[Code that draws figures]

□ □ □ □ □ □ □

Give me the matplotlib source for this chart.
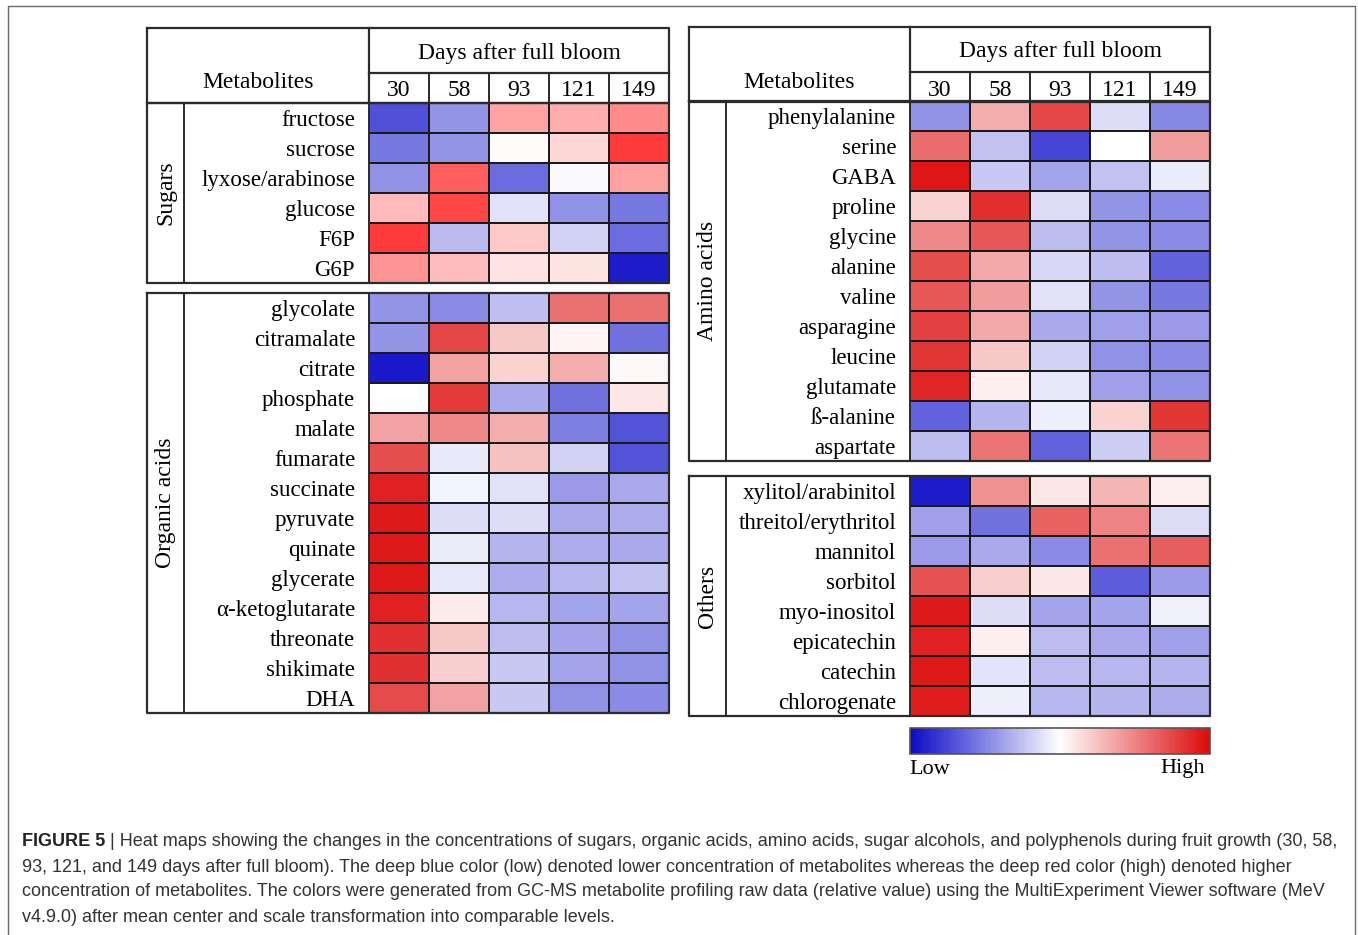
import numpy as np
import matplotlib
matplotlib.use("Agg")
import matplotlib.pyplot as plt
from matplotlib.colors import LinearSegmentedColormap
from matplotlib.cm import ScalarMappable
from matplotlib.colors import Normalize

plt.rcParams["font.family"] = ["Liberation Serif", "DejaVu Serif"]

# ---- data (relative level, -1 = low/blue, +1 = high/red) ----
days = ["30", "58", "93", "121", "149"]

sugars = ["fructose", "sucrose", "lyxose/arabinose", "glucose", "F6P", "G6P"]
sugars_vals = [
    [-0.71, -0.43, 0.40, 0.36, 0.51],
    [-0.55, -0.43, 0.02, 0.18, 0.87],
    [-0.45, 0.71, -0.60, -0.02, 0.42],
    [0.30, 0.82, -0.12, -0.45, -0.55],
    [0.87, -0.28, 0.24, -0.18, -0.60],
    [0.47, 0.30, 0.13, 0.12, -0.92],
]

organic = ["glycolate", "citramalate", "citrate", "phosphate", "malate",
           "fumarate", "succinate", "pyruvate", "quinate", "glycerate",
           "α-ketoglutarate", "threonate", "shikimate", "DHA"]
organic_vals = [
    [-0.43, -0.47, -0.26, 0.58, 0.58],
    [-0.43, 0.75, 0.22, 0.05, -0.58],
    [-0.93, 0.38, 0.18, 0.33, 0.03],
    [0.00, 0.80, -0.35, -0.58, 0.10],
    [0.38, 0.48, 0.33, -0.52, -0.70],
    [0.72, -0.09, 0.25, -0.18, -0.70],
    [0.90, -0.04, -0.12, -0.41, -0.35],
    [0.93, -0.14, -0.14, -0.35, -0.33],
    [0.93, -0.08, -0.30, -0.33, -0.35],
    [0.93, -0.10, -0.33, -0.29, -0.25],
    [0.90, 0.08, -0.29, -0.37, -0.37],
    [0.84, 0.22, -0.27, -0.37, -0.45],
    [0.84, 0.20, -0.22, -0.37, -0.45],
    [0.73, 0.38, -0.22, -0.45, -0.47],
]

amino = ["phenylalanine", "serine", "GABA", "proline", "glycine", "alanine",
         "valine", "asparagine", "leucine", "glutamate", "ß-alanine", "aspartate"]
amino_vals = [
    [-0.45, 0.33, 0.75, -0.14, -0.49],
    [0.60, -0.25, -0.76, 0.00, 0.40],
    [0.95, -0.22, -0.37, -0.25, -0.08],
    [0.18, 0.85, -0.14, -0.43, -0.47],
    [0.48, 0.68, -0.27, -0.43, -0.47],
    [0.72, 0.35, -0.16, -0.27, -0.64],
    [0.68, 0.40, -0.12, -0.43, -0.55],
    [0.77, 0.35, -0.35, -0.39, -0.41],
    [0.82, 0.22, -0.18, -0.45, -0.47],
    [0.88, 0.07, -0.10, -0.39, -0.45],
    [-0.64, -0.30, -0.07, 0.18, 0.82],
    [-0.27, 0.57, -0.64, -0.20, 0.57],
]

others = ["xylitol/arabinitol", "threitol/erythritol", "mannitol", "sorbitol",
          "myo-inositol", "epicatechin", "catechin", "chlorogenate"]
others_vals = [
    [-0.92, 0.45, 0.10, 0.30, 0.07],
    [-0.39, -0.58, 0.64, 0.50, -0.14],
    [-0.41, -0.35, -0.47, 0.58, 0.66],
    [0.70, 0.20, 0.10, -0.66, -0.41],
    [0.93, -0.14, -0.37, -0.37, -0.06],
    [0.90, 0.07, -0.27, -0.35, -0.39],
    [0.93, -0.11, -0.27, -0.29, -0.30],
    [0.92, -0.07, -0.29, -0.30, -0.33],
]

caption_lines = [
    " | Heat maps showing the changes in the concentrations of sugars, organic acids, amino acids, sugar alcohols, and polyphenols during fruit growth (30, 58,",
    "93, 121, and 149 days after full bloom). The deep blue color (low) denoted lower concentration of metabolites whereas the deep red color (high) denoted higher",
    "concentration of metabolites. The colors were generated from GC-MS metabolite profiling raw data (relative value) using the MultiExperiment Viewer software (MeV",
    "v4.9.0) after mean center and scale transformation into comparable levels.",
]

# ---- layout (pixels) ----
W, H = 1358, 935
ROW_H = 30
CELL_W = 60
BLUE, WHITE = "#0A0AC8", "#FFFFFF"
cmap = LinearSegmentedColormap.from_list("mev", [BLUE, WHITE, "#DC0A0A"])
# the sugar panel was printed with a brighter red
cmap_bright = LinearSegmentedColormap.from_list("mev2", [BLUE, WHITE, "#FF1E1E"])
line_c = "#2b2b2b"

fig = plt.figure(figsize=(W / 100, H / 100), dpi=100)


def px_axes(x, y, w, h):
    return fig.add_axes([x / W, 1 - (y + h) / H, w / W, h / H])


def heat_block(x, y, names, vals, cm):
    n = len(names)
    ax = px_axes(x, y, 5 * CELL_W, n * ROW_H)
    ax.pcolormesh(np.array(vals), cmap=cm, vmin=-1, vmax=1,
                  edgecolors="#1a1a1a", linewidth=1.1)
    ax.set_xlim(0, 5)
    ax.set_ylim(n, 0)
    ax.set_xticks([])
    ax.set_yticks(np.arange(n) + 0.5, names)
    ax.tick_params(axis="y", length=0, pad=10, labelsize=16.5)
    for lab in ax.get_yticklabels():
        lab.set_va("center_baseline")
    for s in ax.spines.values():
        s.set_visible(False)
    return ax


# panels: (left, group col right, heat start, header top, blocks)
panels = [
    dict(L=147, G=184, X=369, T=28,
         blocks=[("Sugars", sugars, sugars_vals, 103, cmap_bright),
                 ("Organic acids", organic, organic_vals, 293, cmap)]),
    dict(L=689, G=726, X=910, T=27,
         blocks=[("Amino acids", amino, amino_vals, 101, cmap),
                 ("Others", others, others_vals, 476, cmap)]),
]

for p in panels:
    for label, names, vals, top, cm in p["blocks"]:
        heat_block(p["X"], top, names, vals, cm)

# overlay axes in pixel coordinates for table lines and text
base = fig.add_axes([0, 0, 1, 1])
base.set_xlim(0, W)
base.set_ylim(H, 0)
base.axis("off")
base.patch.set_visible(False)

# outer frame of the figure
base.plot([8, 8, 1355, 1355], [H, 6, 6, H], color="#6a6a6a", lw=1.0)

for p in panels:
    L, G, X, T = p["L"], p["G"], p["X"], p["T"]
    R = X + 5 * CELL_W
    HB = T + 75          # header bottom
    DL = HB - 30         # line above day numbers
    # header box
    base.plot([L, R, R, L, L], [T, T, HB, HB, T], color=line_c, lw=1.6)
    base.plot([X, X], [T, HB], color=line_c, lw=1.6)
    base.plot([X, R], [DL, DL], color=line_c, lw=1.6)
    for j in range(1, 5):
        base.plot([X + j * CELL_W] * 2, [DL, HB], color=line_c, lw=1.4)
    for j, d in enumerate(days):
        base.text(X + (j + 0.5) * CELL_W, HB - 12, d, ha="center", va="center", fontsize=17)
    base.text((X + R) / 2, T + 25, "Days after full bloom", ha="center", va="center", fontsize=17)
    base.text((L + X) / 2, T + 55, "Metabolites", ha="center", va="center", fontsize=17)

    for label, names, vals, top, cm in p["blocks"]:
        bot = top + len(names) * ROW_H
        base.plot([L, R, R, L, L], [top, top, bot, bot, top], color=line_c, lw=1.6)
        base.plot([G, G], [top, bot], color=line_c, lw=1.4)
        base.plot([X, X], [top, bot], color=line_c, lw=1.4)
        base.text((L + G) / 2, (top + bot) / 2, label, rotation=90,
                  ha="center", va="center", fontsize=17)

# colour bar
cax = px_axes(910, 728, 300, 26)
cb = fig.colorbar(ScalarMappable(norm=Normalize(-1, 1), cmap=cmap), cax=cax,
                  orientation="horizontal")
cb.set_ticks([])
cb.outline.set_edgecolor("#555555")
cb.outline.set_linewidth(1.2)
base.text(909, 769, "Low", ha="left", va="center", fontsize=16)
base.text(1205, 769, "High", ha="right", va="center", fontsize=16)

# caption
cap_font = ["Liberation Sans", "DejaVu Sans"]
cap_size = 13
renderer = fig.canvas.get_renderer()
bold = base.text(22, 841, "FIGURE 5", family=cap_font, fontweight="bold",
                 fontsize=cap_size, color="#222222", ha="left", va="center")
bb = bold.get_window_extent(renderer=renderer)
base.text(bb.x1, 841, caption_lines[0], family=cap_font, fontsize=cap_size,
          color="#333333", ha="left", va="center")
for i, line in enumerate(caption_lines[1:], start=1):
    base.text(22, 842 + 25 * i, line, family=cap_font, fontsize=cap_size,
              color="#333333", ha="left", va="center")

fig.savefig("out.png", dpi=100)
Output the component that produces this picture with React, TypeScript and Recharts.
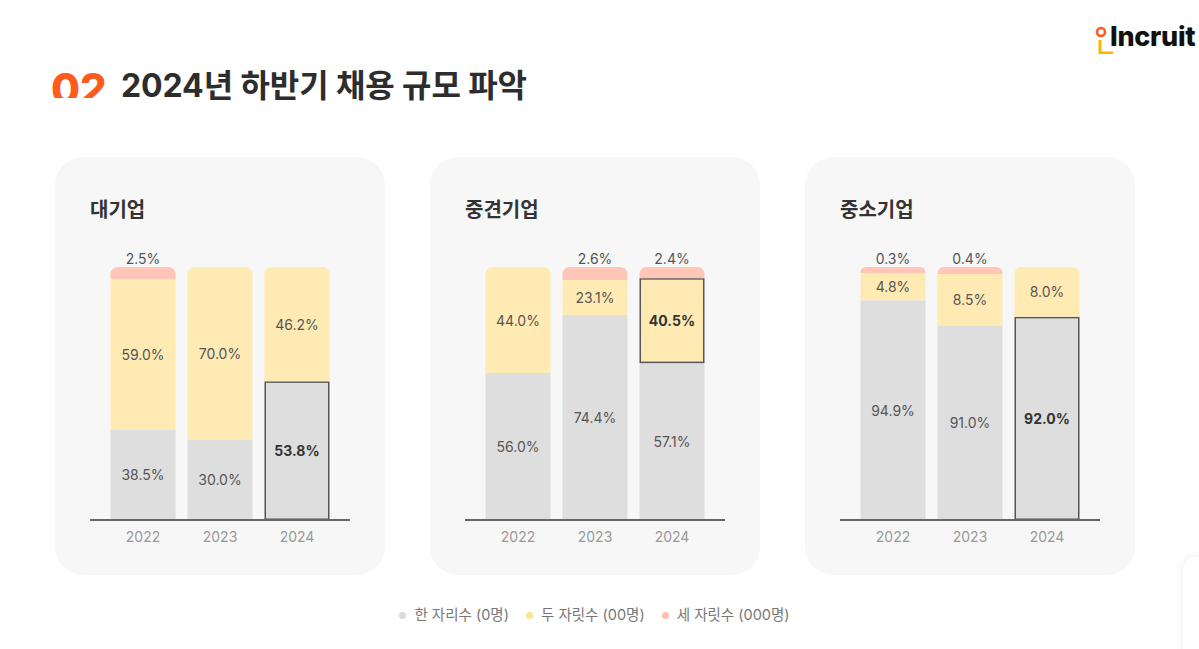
import React from "react";
import { BarChart, Bar, XAxis, YAxis, LabelList } from "recharts";

const YEARS = ["2022", "2023", "2024"];

// printed percentages (labels)
const largeOneLabel = [38.5, 30.0, 53.8];
const largeTwoLabel = [59.0, 70.0, 46.2];
const largeThreeLabel = [2.5, 0, 0];
const midOneLabel = [56.0, 74.4, 57.1];
const midTwoLabel = [44.0, 23.1, 40.5];
const midThreeLabel = [0, 2.6, 2.4];
const smallOneLabel = [94.9, 91.0, 92.0];
const smallTwoLabel = [4.8, 8.5, 8.0];
const smallThreeLabel = [0.3, 0.4, 0];

// drawn segment shares (small shares are drawn larger)
const largeOneBar = [35.7, 31.7, 54.8];
const largeTwoBar = [59.5, 68.3, 45.2];
const largeThreeBar = [4.8, 0, 0];
const midOneBar = [58.1, 81.0, 62.0];
const midTwoBar = [41.9, 13.9, 33.6];
const midThreeBar = [0, 5.1, 4.4];
const smallOneBar = [86.9, 77.0, 80.3];
const smallTwoBar = [10.7, 20.2, 19.7];
const smallThreeBar = [2.4, 2.8, 0];

const SERIES_NAMES = ["한 자리수 (0명)", "두 자릿수 (00명)", "세 자릿수 (000명)"];

const C_ONE = "#dedede";
const C_TWO = "#ffeab4";
const C_THREE = "#ffc6b8";
const DOT = ["#d9d9d9", "#ffe493", "#ffbfae"];

const FONT = 'Inter, "Noto Sans CJK KR", sans-serif';

type Row = {
  year: string;
  one: number;
  two: number;
  three: number;
  oneL: number;
  twoL: number;
  threeL: number;
};

const buildRows = (a: number[], b: number[], c: number[], la: number[], lb: number[], lc: number[]): Row[] =>
  YEARS.map((y, i) => ({ year: y, one: a[i], two: b[i], three: c[i], oneL: la[i], twoL: lb[i], threeL: lc[i] }));

const PANELS = [
  {
    title: "대기업",
    rows: buildRows(largeOneBar, largeTwoBar, largeThreeBar, largeOneLabel, largeTwoLabel, largeThreeLabel),
    hlYear: "2024",
    hlKey: "one",
  },
  {
    title: "중견기업",
    rows: buildRows(midOneBar, midTwoBar, midThreeBar, midOneLabel, midTwoLabel, midThreeLabel),
    hlYear: "2024",
    hlKey: "two",
  },
  {
    title: "중소기업",
    rows: buildRows(smallOneBar, smallTwoBar, smallThreeBar, smallOneLabel, smallTwoLabel, smallThreeLabel),
    hlYear: "2024",
    hlKey: "one",
  },
];

const isTopSeg = (key: string, row: Row) =>
  key === "three" ||
  (key === "two" && !row.three) ||
  (key === "one" && !row.two && !row.three);

function makeShape(key: string, fill: string, hlYear: string, hlKey: string) {
  return (props: any) => {
    const { x, y, width, height, payload } = props;
    if (!height || height <= 0) return <g />;
    const hl = payload.year === hlYear && key === hlKey;
    if (hl) {
      return (
        <rect
          x={x + 0.75}
          y={y + 0.75}
          width={width - 1.5}
          height={height - 1.5}
          fill={fill}
          stroke="#555"
          strokeWidth={1.5}
        />
      );
    }
    const r = isTopSeg(key, payload) ? Math.min(8, height) : 0;
    const d = `M${x},${y + height} L${x},${y + r} Q${x},${y} ${x + r},${y} L${x + width - r},${y} Q${x + width},${y} ${x + width},${y + r} L${x + width},${y + height} Z`;
    return <path d={d} fill={fill} />;
  };
}

function makeLabel(key: "one" | "two" | "three", rows: Row[], hlYear: string, hlKey: string, top: boolean) {
  return (props: any) => {
    const { x, y, width, height, index } = props;
    const row = rows[index];
    if (!row) return null;
    const value = row[(key + "L") as "oneL"];
    if (!value) return null;
    const bold = row.year === hlYear && key === hlKey;
    const cx = x + width / 2;
    const cy = top ? y - 9 : y + height / 2;
    return (
      <text
        x={cx}
        y={cy}
        textAnchor="middle"
        dominantBaseline="central"
        fontSize={14}
        fontFamily={FONT}
        fontWeight={bold ? 700 : 400}
        fill={bold ? "#333" : "#555"}
      >
        {value.toFixed(1)}%
      </text>
    );
  };
}

function Panel({ p, left }: { p: (typeof PANELS)[number]; left: number }) {
  return (
    <div
      style={{
        position: "absolute",
        left,
        top: 157,
        width: 330,
        height: 418,
        borderRadius: 28,
        background: "#f7f7f7",
      }}
    >
      <div
        style={{
          position: "absolute",
          left: 35,
          top: 39,
          fontSize: 20,
          fontWeight: 700,
          color: "#333",
          fontFamily: FONT,
          lineHeight: "28px",
        }}
      >
        {p.title}
      </div>
      <div style={{ position: "absolute", left: 35, top: 83 }}>
        <BarChart
          width={260}
          height={320}
          data={p.rows}
          margin={{ top: 27, right: 0, left: 0, bottom: 0 }}
          barCategoryGap={12}
        >
          <XAxis
            dataKey="year"
            axisLine={{ stroke: "#666", strokeWidth: 2 }}
            tickLine={false}
            tickSize={0}
            tickMargin={12}
            height={40}
            padding={{ left: 14.5, right: 14.5 }}
            tick={{ fill: "#999", fontSize: 14, fontFamily: FONT }}
          />
          <YAxis hide domain={[0, 100]} allowDataOverflow />
          <Bar
            dataKey="one"
            stackId="s"
            fill={C_ONE}
            barSize={65}
            isAnimationActive={false}
            shape={makeShape("one", C_ONE, p.hlYear, p.hlKey)}
          >
            <LabelList dataKey="one" content={makeLabel("one", p.rows, p.hlYear, p.hlKey, false)} />
          </Bar>
          <Bar
            dataKey="two"
            stackId="s"
            fill={C_TWO}
            barSize={65}
            isAnimationActive={false}
            shape={makeShape("two", C_TWO, p.hlYear, p.hlKey)}
          >
            <LabelList dataKey="two" content={makeLabel("two", p.rows, p.hlYear, p.hlKey, false)} />
          </Bar>
          <Bar
            dataKey="three"
            stackId="s"
            fill={C_THREE}
            barSize={65}
            isAnimationActive={false}
            shape={makeShape("three", C_THREE, p.hlYear, p.hlKey)}
          >
            <LabelList dataKey="three" content={makeLabel("three", p.rows, p.hlYear, p.hlKey, true)} />
          </Bar>
        </BarChart>
      </div>
    </div>
  );
}

export default function App() {
  return (
    <div
      style={{
        position: "fixed",
        left: 0,
        top: 0,
        width: 1199,
        height: 649,
        background: "#fff",
        overflow: "hidden",
        fontFamily: FONT,
      }}
    >
      {/* section number, cut at the bottom like the source */}
      <div style={{ position: "absolute", left: 51, top: 62, height: 36, overflow: "hidden" }}>
        <div style={{ fontSize: 42, fontWeight: 800, color: "#ff5b1c", lineHeight: "54px", fontFamily: FONT }}>
          02
        </div>
      </div>
      <div
        style={{
          position: "absolute",
          left: 121,
          top: 66,
          fontSize: 32,
          fontWeight: 700,
          color: "#2d2d2d",
          lineHeight: "40px",
          letterSpacing: -0.1,
        }}
      >
        2024년 하반기 채용 규모 파악
      </div>

      {/* logo */}
      <svg width={20} height={30} style={{ position: "absolute", left: 1093, top: 24 }}>
        <circle cx={8} cy={8} r={4} fill="none" stroke="#ff5b1c" strokeWidth={2.6} />
        <path d="M7,16 L7,29 L20,29" fill="none" stroke="#ffb400" strokeWidth={3} />
      </svg>
      <div
        style={{
          position: "absolute",
          left: 1110,
          top: 20,
          fontSize: 27,
          fontWeight: 800,
          color: "#111",
          lineHeight: "34px",
          letterSpacing: -0.3,
        }}
      >
        Incruit
      </div>

      {PANELS.map((p, i) => (
        <Panel key={p.title} p={p} left={55 + i * 375} />
      ))}

      {/* legend */}
      <div
        style={{
          position: "absolute",
          left: 0,
          width: 1189,
          top: 604,
          display: "flex",
          justifyContent: "center",
          gap: 17,
          fontSize: 14.5,
          color: "#777",
          lineHeight: "22px",
        }}
      >
        {SERIES_NAMES.map((n, i) => (
          <div key={n} style={{ display: "flex", alignItems: "center" }}>
            <span
              style={{
                display: "inline-block",
                width: 7,
                height: 7,
                borderRadius: 4,
                background: DOT[i],
                marginRight: 8,
              }}
            />
            {n}
          </div>
        ))}
      </div>

      {/* card peeking in at the corner */}
      <div
        style={{
          position: "absolute",
          left: 1183,
          top: 557,
          width: 60,
          height: 140,
          borderRadius: 12,
          background: "#fff",
          boxShadow: "0 0 8px rgba(0,0,0,0.08)",
        }}
      />
    </div>
  );
}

□ □ □ □ □ □ □

REQUIREMENTS: Search the data for the word "matplotlib" and copy each line where it appears.

EXERCISE ANSWER:
Give me the matplotlib source for this chart.
import matplotlib
matplotlib.use("Agg")
import matplotlib.pyplot as plt
from matplotlib.colors import LinearSegmentedColormap
from matplotlib.cm import ScalarMappable
from matplotlib.colors import Normalize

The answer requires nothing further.